Et Heure-Bleue, après explications à propos de mes nombreuses amours, me jette « ben tu ne vas pas pouvoir tenir longtemps ton blog avec ça… »
Lectrices chéries, j'ai peur, Heure-Bleue ne semble plus
jalouse.
Enfin, j'ai surtout peur qu'elle pense ne plus risquer que l'on lui  « soulève » son Goût...

mercredi, 06 février 2013

Diabolo fraise…

Je ne voyais plus mon copain, collé sans doute à sa copine. La danse, c’est vraiment la mine.
C'est à ce moment, qu'au bas de l’escalier menant à la sortie apparurent deux filles se tenant par le bras.
L’une manifestement habituée, l’autre, plus empruntée, semblait avoir été traînée de force dans une ambiance qui ne lui plaisait pas.
L’habituée déposa un baiser sur la joue de l’autre et partit à la rencontre d’autres habitués.
« L’autre »  regarda autour d’elle et se dirigea vers la table la moins encombrée et où on pouvait prendre place.
La table encombrée d’un diabolo fraise.
La table de votre Goût adoré.
« L’espoir changea de camp, le combat changea d’âme » me souffla Victor à l’esprit.
« Je peux ? » demanda « l’autre » d’une voix timide.
« Je vous en prie. » dit votre serviteur de la voix qui plaît tant à « mialjo ».
(Pour la voix, à l’époque je ne savais pas, sinon j’en aurais profité à fond).
« L’autre » regarda mon verre, allait dire quelque chose mais en fut empêchée par l’apparition d’un empêcheur de draguer en rond.
Ce concurrent outrecuidant, ce brun calamistré de frais, au pantalon collant et vêtu d’une de ces monstrueuses chemises à jabot de dentelle qui faisaient leur apparition et bientôt fureur allait embarquer ma peut-être future camarade.
Le verbe haut et la grammaire approximative, il avait, comme dit Flaubert « cette admirable nature de charlatan où il y avait du coiffeur et du toréador ».
Prenant son élan, le toréador regardant « l’autre » avec « oun oeil dé vélours » , jeta avec emphase « si tu voudrais bien m’accorder cette daaaanse… », laissant traîner la fin de l’invite de l’air du type qui offre un cadeau.
Comme il m’arrive d’être grossier avec moi-même, je me dis « Merde ! Il va tout foutre en l’air ! ».
Puis, comme il m’arrive de réfléchir, trop rarement hélas, je me dis que si elle était charmée par une sirène de ce genre, la perte ne serait pas grande.
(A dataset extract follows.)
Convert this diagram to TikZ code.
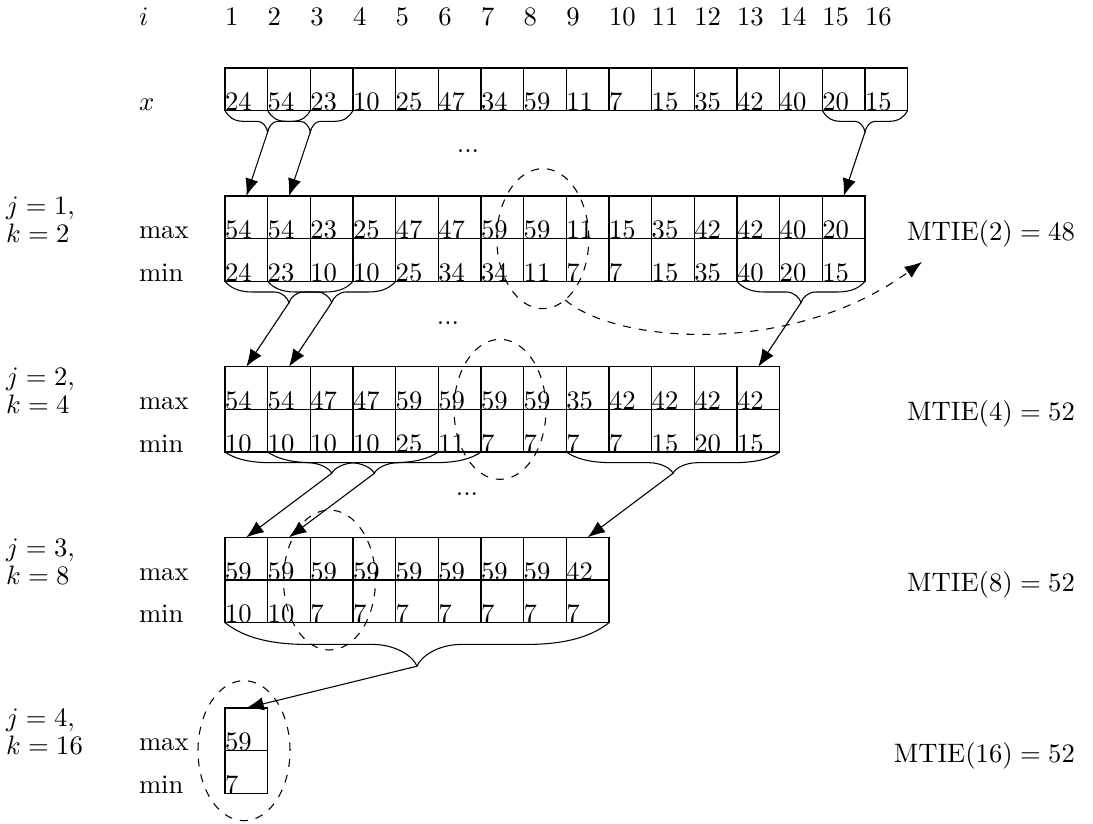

En l’entendant, elle eut l’air poignardée, levant les yeux au plafond tandis que je laissais échapper un « sshhhh ».
Il venait manifestement de signer son arrêt de mort.
Ce qu’elle confirma d’un « non, merci » glacial. Dès qu’il eut le dos tourné, elle haussa les épaules d’un air agacé.
- Vous avez entendu ?
- Oui, il aurait dû dire « Si que mademoiselle voudra bien m’accorder cette danse », non ? 
« L’autre » me jeta un regard indécis.
Puis sourit et lâcha « si je ne vous avais pas vu tiquer en entendant l’autre, je m’enfuirais aussitôt.»
Elle regarda mon verre –enfin ! –
- Qu’est-ce que vous buvez ?
- Un diabolo fraise.
- Ça a quel goût ?
J’hésitai, puis poussai mon verre vers elle. Après tout, on verrait bien.
- Je vais plutôt aller en chercher un au bar.
- Et si vous n’aimez pas ça ?
- Alors vous en boirez peut-être deux…
Elle se leva, je souhaitai de tout mon cœur qu’elle revienne à la table.
Quelques minutes plus tard elle revint avec son verre, y trempa ses lèvres et frissonna.
« C’est bien trop acidulé pour moi ! ».
Et à son tour elle poussa son verre vers moi « Vous voulez bien ? ».
C’est là que le sort se montre parfois gentil avec ceux qui doivent se consoler.
Percy Sledge, sortant des haut-parleurs, se mit à chanter  «  When a man loves a woman ».
Alors je me jetai à l’eau, je pris la main de « l’autre » en disant « Si tu voudrais bien m’accorder ce slow ? ».
Elle sourit gentiment,  se leva, me reprit la main et avoua « à part le slow, je ne sais rien danser ».
Elle parut satisfaite de mon « Moi non plus… ».